- EXERCISE TASK -
Give back every line exactly as it appears, pictures excluded.

━━━ INFORMATION SHOWN ━━━

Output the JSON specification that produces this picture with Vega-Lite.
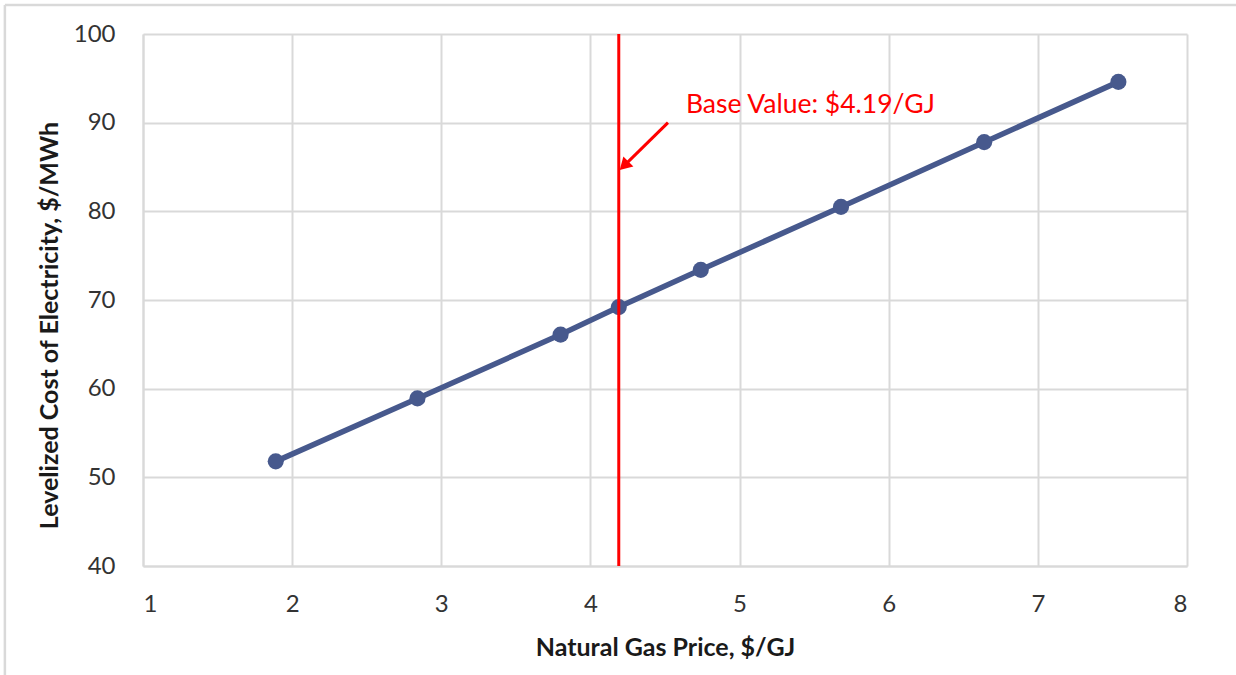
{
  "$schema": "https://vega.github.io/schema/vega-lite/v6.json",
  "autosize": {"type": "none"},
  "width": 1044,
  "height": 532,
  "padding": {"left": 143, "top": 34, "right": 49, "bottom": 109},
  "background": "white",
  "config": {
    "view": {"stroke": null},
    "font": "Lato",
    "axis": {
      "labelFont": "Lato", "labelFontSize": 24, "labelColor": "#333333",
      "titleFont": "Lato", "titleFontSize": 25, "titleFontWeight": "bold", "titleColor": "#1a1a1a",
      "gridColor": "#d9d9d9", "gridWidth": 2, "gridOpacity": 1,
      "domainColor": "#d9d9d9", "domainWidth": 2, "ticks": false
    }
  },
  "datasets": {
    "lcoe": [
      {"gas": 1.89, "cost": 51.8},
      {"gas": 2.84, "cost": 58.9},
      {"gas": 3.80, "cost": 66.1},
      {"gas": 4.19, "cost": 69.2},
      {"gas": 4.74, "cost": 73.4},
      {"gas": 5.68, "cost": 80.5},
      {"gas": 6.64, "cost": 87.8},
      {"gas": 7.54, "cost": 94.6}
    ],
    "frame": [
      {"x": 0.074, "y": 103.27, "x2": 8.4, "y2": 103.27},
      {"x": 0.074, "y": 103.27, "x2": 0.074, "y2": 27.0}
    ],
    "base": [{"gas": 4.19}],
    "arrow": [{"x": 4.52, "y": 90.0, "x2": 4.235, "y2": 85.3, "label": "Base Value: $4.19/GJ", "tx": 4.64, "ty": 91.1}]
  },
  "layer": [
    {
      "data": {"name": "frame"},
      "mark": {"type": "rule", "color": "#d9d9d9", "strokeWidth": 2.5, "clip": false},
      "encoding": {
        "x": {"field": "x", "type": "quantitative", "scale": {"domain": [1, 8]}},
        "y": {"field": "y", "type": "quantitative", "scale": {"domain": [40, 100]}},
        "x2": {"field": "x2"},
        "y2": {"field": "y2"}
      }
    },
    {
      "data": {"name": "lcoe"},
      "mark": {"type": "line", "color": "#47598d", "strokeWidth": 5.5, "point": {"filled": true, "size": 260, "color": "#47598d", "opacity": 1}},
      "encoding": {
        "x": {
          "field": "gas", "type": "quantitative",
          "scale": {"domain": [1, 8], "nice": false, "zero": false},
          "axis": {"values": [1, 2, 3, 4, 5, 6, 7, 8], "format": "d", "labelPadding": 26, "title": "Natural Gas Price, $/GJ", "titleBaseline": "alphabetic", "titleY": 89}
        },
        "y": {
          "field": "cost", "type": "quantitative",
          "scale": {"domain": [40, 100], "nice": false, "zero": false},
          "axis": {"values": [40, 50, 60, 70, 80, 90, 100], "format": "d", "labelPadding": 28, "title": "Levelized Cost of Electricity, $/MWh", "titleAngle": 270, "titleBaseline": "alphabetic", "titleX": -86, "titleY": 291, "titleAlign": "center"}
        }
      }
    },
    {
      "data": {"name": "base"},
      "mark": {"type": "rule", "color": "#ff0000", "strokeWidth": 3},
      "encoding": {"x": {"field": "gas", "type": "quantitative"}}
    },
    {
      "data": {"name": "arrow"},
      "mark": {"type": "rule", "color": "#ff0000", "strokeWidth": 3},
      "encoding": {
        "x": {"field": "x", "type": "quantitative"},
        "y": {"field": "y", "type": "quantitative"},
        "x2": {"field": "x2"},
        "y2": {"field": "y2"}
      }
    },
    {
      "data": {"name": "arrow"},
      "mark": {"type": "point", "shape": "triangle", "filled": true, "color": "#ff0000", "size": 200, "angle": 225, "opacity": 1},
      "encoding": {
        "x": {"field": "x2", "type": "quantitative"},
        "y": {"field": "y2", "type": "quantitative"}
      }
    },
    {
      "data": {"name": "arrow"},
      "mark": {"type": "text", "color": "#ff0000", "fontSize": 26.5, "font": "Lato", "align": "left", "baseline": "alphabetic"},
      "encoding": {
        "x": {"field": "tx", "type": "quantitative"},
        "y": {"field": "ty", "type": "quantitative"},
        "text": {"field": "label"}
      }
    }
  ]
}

━━━

- EXERCISE SOLUTION -
Output the JSON specification that produces this picture with Vega-Lite.
{
  "$schema": "https://vega.github.io/schema/vega-lite/v6.json",
  "autosize": {"type": "none"},
  "width": 1044,
  "height": 532,
  "padding": {"left": 143, "top": 34, "right": 49, "bottom": 109},
  "background": "white",
  "config": {
    "view": {"stroke": null},
    "font": "Lato",
    "axis": {
      "labelFont": "Lato", "labelFontSize": 24, "labelColor": "#333333",
      "titleFont": "Lato", "titleFontSize": 25, "titleFontWeight": "bold", "titleColor": "#1a1a1a",
      "gridColor": "#d9d9d9", "gridWidth": 2, "gridOpacity": 1,
      "domainColor": "#d9d9d9", "domainWidth": 2, "ticks": false
    }
  },
  "datasets": {
    "lcoe": [
      {"gas": 1.89, "cost": 51.8},
      {"gas": 2.84, "cost": 58.9},
      {"gas": 3.80, "cost": 66.1},
      {"gas": 4.19, "cost": 69.2},
      {"gas": 4.74, "cost": 73.4},
      {"gas": 5.68, "cost": 80.5},
      {"gas": 6.64, "cost": 87.8},
      {"gas": 7.54, "cost": 94.6}
    ],
    "frame": [
      {"x": 0.074, "y": 103.27, "x2": 8.4, "y2": 103.27},
      {"x": 0.074, "y": 103.27, "x2": 0.074, "y2": 27.0}
    ],
    "base": [{"gas": 4.19}],
    "arrow": [{"x": 4.52, "y": 90.0, "x2": 4.235, "y2": 85.3, "label": "Base Value: $4.19/GJ", "tx": 4.64, "ty": 91.1}]
  },
  "layer": [
    {
      "data": {"name": "frame"},
      "mark": {"type": "rule", "color": "#d9d9d9", "strokeWidth": 2.5, "clip": false},
      "encoding": {
        "x": {"field": "x", "type": "quantitative", "scale": {"domain": [1, 8]}},
        "y": {"field": "y", "type": "quantitative", "scale": {"domain": [40, 100]}},
        "x2": {"field": "x2"},
        "y2": {"field": "y2"}
      }
    },
    {
      "data": {"name": "lcoe"},
      "mark": {"type": "line", "color": "#47598d", "strokeWidth": 5.5, "point": {"filled": true, "size": 260, "color": "#47598d", "opacity": 1}},
      "encoding": {
        "x": {
          "field": "gas", "type": "quantitative",
          "scale": {"domain": [1, 8], "nice": false, "zero": false},
          "axis": {"values": [1, 2, 3, 4, 5, 6, 7, 8], "format": "d", "labelPadding": 26, "title": "Natural Gas Price, $/GJ", "titleBaseline": "alphabetic", "titleY": 89}
        },
        "y": {
          "field": "cost", "type": "quantitative",
          "scale": {"domain": [40, 100], "nice": false, "zero": false},
          "axis": {"values": [40, 50, 60, 70, 80, 90, 100], "format": "d", "labelPadding": 28, "title": "Levelized Cost of Electricity, $/MWh", "titleAngle": 270, "titleBaseline": "alphabetic", "titleX": -86, "titleY": 291, "titleAlign": "center"}
        }
      }
    },
    {
      "data": {"name": "base"},
      "mark": {"type": "rule", "color": "#ff0000", "strokeWidth": 3},
      "encoding": {"x": {"field": "gas", "type": "quantitative"}}
    },
    {
      "data": {"name": "arrow"},
      "mark": {"type": "rule", "color": "#ff0000", "strokeWidth": 3},
      "encoding": {
        "x": {"field": "x", "type": "quantitative"},
        "y": {"field": "y", "type": "quantitative"},
        "x2": {"field": "x2"},
        "y2": {"field": "y2"}
      }
    },
    {
      "data": {"name": "arrow"},
      "mark": {"type": "point", "shape": "triangle", "filled": true, "color": "#ff0000", "size": 200, "angle": 225, "opacity": 1},
      "encoding": {
        "x": {"field": "x2", "type": "quantitative"},
        "y": {"field": "y2", "type": "quantitative"}
      }
    },
    {
      "data": {"name": "arrow"},
      "mark": {"type": "text", "color": "#ff0000", "fontSize": 26.5, "font": "Lato", "align": "left", "baseline": "alphabetic"},
      "encoding": {
        "x": {"field": "tx", "type": "quantitative"},
        "y": {"field": "ty", "type": "quantitative"},
        "text": {"field": "label"}
      }
    }
  ]
}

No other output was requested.